Judul Buku : Mehrunnisa, The Twentieth Wife
Penulis : Indu Sundaresan
Halaman : 551
Penerbit : Hikmah
Salah satu tema buku yang dipilih untuk baca bareng BBI bulan Juli ini adalah historical fiction. Dan saya memilih buku berjudul Mehrunnisa, the Twentieth Wife ini. Buku ini menceritakan tentang seorang gadis jelata yang membuat Sultan Jahangir, penguasa Kerajaan Mughal India pada tahun 1600-an. Mendengar tentang Mughal India, mungkin akan mengingatkan kita pada salah satu bangunan megah warisan dunia, Taj Mahal, yang dibangun oleh Shah Jahan untuk mengenang istrinya Mumtaz Mahal. Mumtaz Mahal sendiri adalah keponakan dari Mehrunnisa, sedangkan Shah Jahan adalah putra dari Sultan Jahangir.

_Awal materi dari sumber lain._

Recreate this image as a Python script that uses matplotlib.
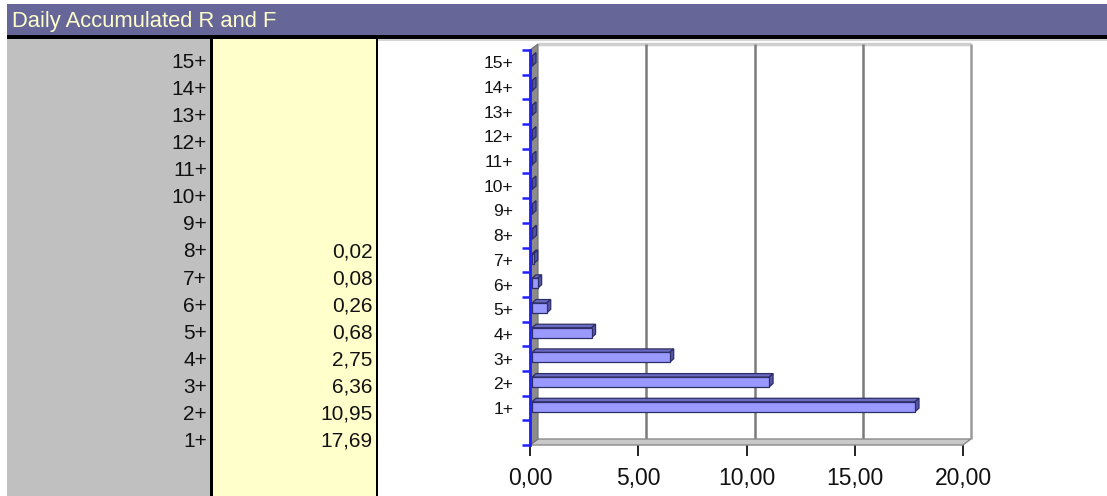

Kisah ini diawali dengan pengusiran Ghias Beg dan keluarganya dari tanah Persia. Ghias Beg sendiri adalah seorang putra bangsawan Persia yang diusir dari kampung halamannya karena utangnya yang bertumpuk. Dalam perjalanannya menuju ke India, mereka melewati gurun pasir yang dikenal dengan perompaknya. Tentu saja mereka pun tak terhindar dari para perompak. Harta bawaan mereka yang hanya sedikit habis. Asmat, istri Ghias Beg yang hamil besar terpaksa harus melahirkan di dalam sebuah tenda di tengah badai gurun. Bahkan Ghias Beg tak mampu membayar jasa bidan yang menolong istrinya. Melengkapi "kesialan"-nya, anak yang dilahirkan istrinya adalah seorang bayi perempuan.

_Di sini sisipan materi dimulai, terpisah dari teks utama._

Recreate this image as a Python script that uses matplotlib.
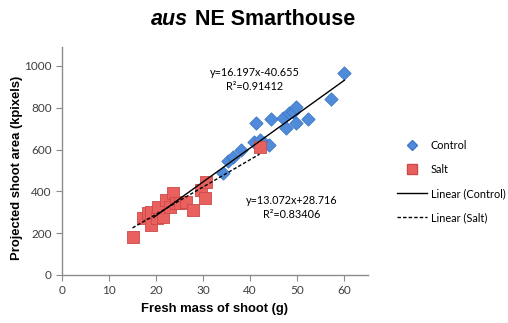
import matplotlib.pyplot as plt
from matplotlib.lines import Line2D

# fresh mass (g) vs projected shoot area (kpixels)
control_mass = [19.5, 34.2, 35.3, 36.3, 38.1, 40.9, 42.0, 43.0, 44.1, 41.3, 44.5,
                46.9, 47.6, 48.3, 49.0, 49.7, 49.7, 52.2, 57.2, 60.0]
control_area = [262, 487, 547, 566, 598, 638, 646, 630, 622, 726, 746,
                750, 702, 775, 781, 805, 726, 746, 842, 968]

salt_mass = [15.0, 17.2, 18.3, 19.0, 19.0, 20.1, 20.4, 21.5, 22.2, 22.9, 23.6,
             24.3, 25.0, 26.4, 27.8, 29.6, 30.3, 30.7, 42.0]
salt_area = [183, 271, 295, 239, 303, 271, 327, 279, 359, 327, 391,
             343, 343, 351, 311, 407, 367, 446, 614]

# trendline coefficients
ctrl_slope, ctrl_icpt, ctrl_r2 = 16.197, -40.655, 0.91412
salt_slope, salt_icpt, salt_r2 = 13.072, 28.716, 0.83406

blue = '#4f8bd9'
red = '#e8615e'
grey_txt = '#404040'

fig = plt.figure(figsize=(5.08, 3.23), dpi=100)
ax = fig.add_axes([0.122, 0.149, 0.602, 0.705])

ax.scatter(control_mass, control_area, marker='D', s=46, color=blue,
           edgecolor='#3d78c8', linewidth=0.6, zorder=3)
ax.scatter(salt_mass, salt_area, marker='s', s=64, color=red,
           edgecolor='#cc4a48', linewidth=0.6, zorder=3)

cx = [min(control_mass), max(control_mass)]
ax.plot(cx, [ctrl_slope * v + ctrl_icpt for v in cx], color='black', lw=1.0, zorder=4)
sx = [min(salt_mass), max(salt_mass)]
ax.plot(sx, [salt_slope * v + salt_icpt for v in sx], color='black', lw=1.0,
        ls=(0, (2.5, 1.5)), zorder=4)

tfont = dict(family='Lato', fontsize=7.8, color='black', ha='center', va='center')
ax.text(40.9, 971, 'y=%.3fx%.3f' % (ctrl_slope, ctrl_icpt), **tfont)
ax.text(40.9, 904, 'R\u00b2=%.5f' % ctrl_r2, **tfont)
ax.text(48.8, 354, 'y=%.3fx+%.3f' % (salt_slope, salt_icpt), **tfont)
ax.text(48.8, 287, 'R\u00b2=%.5f' % salt_r2, **tfont)

ax.set_xlim(0, 65)
ax.set_ylim(0, 1090)
ax.set_xticks(range(0, 61, 10))
ax.set_yticks(range(0, 1001, 200))
for s in ['top', 'right']:
    ax.spines[s].set_visible(False)
for s in ['left', 'bottom']:
    ax.spines[s].set_color('#8c8c8c')
    ax.spines[s].set_linewidth(1.0)
ax.tick_params(direction='out', length=4, color='#8c8c8c', labelcolor=grey_txt,
               labelsize=8.5)
for lbl in ax.get_xticklabels() + ax.get_yticklabels():
    lbl.set_family('Lato')

ax.set_xlabel('Fresh mass of shoot (g)', family='Liberation Sans', fontweight='bold',
              fontsize=9.4, labelpad=5)
ax.set_ylabel('Projected shoot area (kpixels)', family='Liberation Sans',
              fontweight='bold', fontsize=9.4)
ax.yaxis.set_label_coords(-0.127, 0.47)

fig.text(0.370, 0.923, 'aus', family='Liberation Sans', fontweight='bold',
         style='italic', fontsize=15.5, ha='right', va='baseline')
fig.text(0.384, 0.923, 'NE Smarthouse', family='Liberation Sans', fontweight='bold',
         fontsize=15.5, ha='left', va='baseline')

handles = [
    Line2D([], [], ls='none', marker='D', ms=5, color=blue, markeredgecolor='#3d78c8'),
    Line2D([], [], ls='none', marker='s', ms=7, color=red, markeredgecolor='#cc4a48'),
    Line2D([], [], color='black', lw=1.0),
    Line2D([], [], color='black', lw=1.0, ls=(0, (2.5, 1.5))),
]
labels = ['Control', 'Salt', 'Linear (Control)', 'Linear (Salt)']
fig.legend(handles, labels, loc='center left', bbox_to_anchor=(0.772, 0.438),
           borderaxespad=0, frameon=False, prop={'family': 'Lato', 'size': 7.8},
           handlelength=2.85, handletextpad=0.3, labelspacing=1.2)

fig.savefig('out.png', dpi=100)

Merasa tak sanggup menghidupi satu anak lagi (di samping 2 putra dan 1 putri yang sudah ada), Ghias bermaksud membuang Mehrunnisa, bayi perempuan cantik yang baru saja dilahirkan istrinya. Untungnya Mehrunnisa ditemukan oleh seorang bangsawan bernama Malik Masud. Malik Masud mengetahui bahwa bayi mungil itu adalah anak dari Ghias, dipulangkannya bayi itu pada Ghias dengan berkata, "Rawatkanlah anak ini untukku. Segala biaya perawatannya akan kutanggung". Bukan hanya itu saja, Malik Masud memperkenalkan Ghias pada Sultan Akbar, penguasa kerajaan Mughal India. Ghias diberikan harta dan menjadi orang kepercayaan Sultan. Seketika Mehrunnisa bukan lagi "kesialan" untuk keluarganya, melainkan sebuah keberuntungan.

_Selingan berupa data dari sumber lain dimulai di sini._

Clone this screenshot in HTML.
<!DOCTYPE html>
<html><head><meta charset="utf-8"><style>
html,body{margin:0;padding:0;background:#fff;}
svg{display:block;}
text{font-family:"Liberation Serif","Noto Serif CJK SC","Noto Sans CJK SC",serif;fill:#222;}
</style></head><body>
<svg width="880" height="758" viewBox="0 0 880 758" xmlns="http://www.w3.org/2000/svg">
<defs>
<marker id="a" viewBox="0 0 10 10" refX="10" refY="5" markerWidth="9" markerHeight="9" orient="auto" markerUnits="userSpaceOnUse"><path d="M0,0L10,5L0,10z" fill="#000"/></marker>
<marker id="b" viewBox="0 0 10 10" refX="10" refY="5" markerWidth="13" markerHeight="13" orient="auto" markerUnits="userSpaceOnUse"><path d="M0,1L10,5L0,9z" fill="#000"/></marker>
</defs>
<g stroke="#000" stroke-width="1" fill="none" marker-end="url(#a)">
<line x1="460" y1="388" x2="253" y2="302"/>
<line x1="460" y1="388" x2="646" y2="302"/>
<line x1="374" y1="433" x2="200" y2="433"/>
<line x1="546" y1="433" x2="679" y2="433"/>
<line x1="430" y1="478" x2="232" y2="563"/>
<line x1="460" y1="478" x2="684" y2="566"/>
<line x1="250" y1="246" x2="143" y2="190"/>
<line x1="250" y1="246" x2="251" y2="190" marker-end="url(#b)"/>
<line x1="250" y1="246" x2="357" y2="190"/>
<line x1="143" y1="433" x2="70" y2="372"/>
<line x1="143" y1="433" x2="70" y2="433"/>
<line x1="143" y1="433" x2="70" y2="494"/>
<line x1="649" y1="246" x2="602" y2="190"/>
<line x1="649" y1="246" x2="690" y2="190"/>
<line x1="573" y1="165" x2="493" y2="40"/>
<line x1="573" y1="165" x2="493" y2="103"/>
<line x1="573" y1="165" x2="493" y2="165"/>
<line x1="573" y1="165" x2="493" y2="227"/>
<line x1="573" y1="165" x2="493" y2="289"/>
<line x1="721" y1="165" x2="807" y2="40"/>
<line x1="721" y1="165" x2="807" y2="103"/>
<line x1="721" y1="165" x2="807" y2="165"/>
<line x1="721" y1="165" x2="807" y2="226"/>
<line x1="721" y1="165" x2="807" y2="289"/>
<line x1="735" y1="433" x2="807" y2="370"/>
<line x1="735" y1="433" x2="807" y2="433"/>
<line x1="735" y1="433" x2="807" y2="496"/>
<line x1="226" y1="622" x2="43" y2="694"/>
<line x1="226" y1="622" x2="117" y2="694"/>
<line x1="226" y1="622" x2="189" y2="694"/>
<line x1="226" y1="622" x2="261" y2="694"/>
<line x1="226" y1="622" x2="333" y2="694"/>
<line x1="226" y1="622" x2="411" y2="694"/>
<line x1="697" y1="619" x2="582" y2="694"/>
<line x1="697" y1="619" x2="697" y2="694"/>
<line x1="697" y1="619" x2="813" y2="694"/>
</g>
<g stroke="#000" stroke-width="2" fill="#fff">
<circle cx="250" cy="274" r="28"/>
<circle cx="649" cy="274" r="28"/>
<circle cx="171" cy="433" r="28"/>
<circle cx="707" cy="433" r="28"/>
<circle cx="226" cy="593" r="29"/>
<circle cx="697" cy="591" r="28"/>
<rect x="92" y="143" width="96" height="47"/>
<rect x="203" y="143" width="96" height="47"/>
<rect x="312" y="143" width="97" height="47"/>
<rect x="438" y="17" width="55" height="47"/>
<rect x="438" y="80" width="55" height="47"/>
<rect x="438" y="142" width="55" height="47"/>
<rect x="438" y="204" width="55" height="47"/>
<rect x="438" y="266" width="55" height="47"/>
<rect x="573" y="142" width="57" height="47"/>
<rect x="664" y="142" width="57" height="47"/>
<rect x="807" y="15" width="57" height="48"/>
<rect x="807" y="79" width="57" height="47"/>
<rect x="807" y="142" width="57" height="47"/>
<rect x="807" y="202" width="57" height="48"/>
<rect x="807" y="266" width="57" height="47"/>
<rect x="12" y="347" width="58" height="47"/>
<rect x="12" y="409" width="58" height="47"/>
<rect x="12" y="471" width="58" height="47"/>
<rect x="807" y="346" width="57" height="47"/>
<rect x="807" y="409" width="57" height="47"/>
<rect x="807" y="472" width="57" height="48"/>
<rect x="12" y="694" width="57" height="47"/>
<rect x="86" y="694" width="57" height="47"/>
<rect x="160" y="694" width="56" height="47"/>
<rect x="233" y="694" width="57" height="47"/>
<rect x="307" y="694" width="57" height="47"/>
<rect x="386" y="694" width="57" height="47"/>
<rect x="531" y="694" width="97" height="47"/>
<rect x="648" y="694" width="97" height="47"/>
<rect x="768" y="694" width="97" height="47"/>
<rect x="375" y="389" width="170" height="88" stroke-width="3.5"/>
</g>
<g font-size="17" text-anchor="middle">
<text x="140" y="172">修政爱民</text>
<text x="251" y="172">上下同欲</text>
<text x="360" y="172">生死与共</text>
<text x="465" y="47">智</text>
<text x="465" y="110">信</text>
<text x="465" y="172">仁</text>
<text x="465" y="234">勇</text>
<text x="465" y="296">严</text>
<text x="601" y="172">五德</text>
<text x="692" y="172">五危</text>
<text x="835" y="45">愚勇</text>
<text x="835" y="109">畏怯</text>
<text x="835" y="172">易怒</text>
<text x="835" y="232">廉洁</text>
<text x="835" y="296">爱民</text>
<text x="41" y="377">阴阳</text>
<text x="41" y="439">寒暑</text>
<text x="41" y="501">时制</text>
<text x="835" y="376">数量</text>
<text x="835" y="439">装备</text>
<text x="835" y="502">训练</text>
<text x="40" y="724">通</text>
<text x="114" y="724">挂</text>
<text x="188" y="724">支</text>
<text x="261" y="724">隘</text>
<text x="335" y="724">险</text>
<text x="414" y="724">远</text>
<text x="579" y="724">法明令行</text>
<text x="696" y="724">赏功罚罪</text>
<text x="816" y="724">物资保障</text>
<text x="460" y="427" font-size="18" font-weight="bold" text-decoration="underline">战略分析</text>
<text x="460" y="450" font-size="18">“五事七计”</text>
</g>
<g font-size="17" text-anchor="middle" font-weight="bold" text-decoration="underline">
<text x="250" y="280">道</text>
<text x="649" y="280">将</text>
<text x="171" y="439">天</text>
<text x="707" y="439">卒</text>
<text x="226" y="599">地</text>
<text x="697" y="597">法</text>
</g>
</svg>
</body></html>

Mehrunnisa sendiri tumbuh dan besar dalam budaya India, meskipun dia tetap tidak melupakan darah Persia dalam dirinya. Karena keluarganya menjadi orang kepercayaan Sultan, Mehrunnisa kemudian menjadi gadis kesayangan Ruqayya, istri Sultan. Ketika Sultan Akbar hendak menikahkan anaknya, Pangeran Salim, Mehrunnisa hadir dan menyaksikan acara besar itu. Di saat itulah, di usianya yang baru berumur 8 tahun, Mehrunnisa mulai menyukai Pangeran Salim. Hingga delapan tahun kemudian, ketika Mehrunnisa tumbuh menjadi gadis cantik, cinta sejatinya hanya untuk Pangeran Salim.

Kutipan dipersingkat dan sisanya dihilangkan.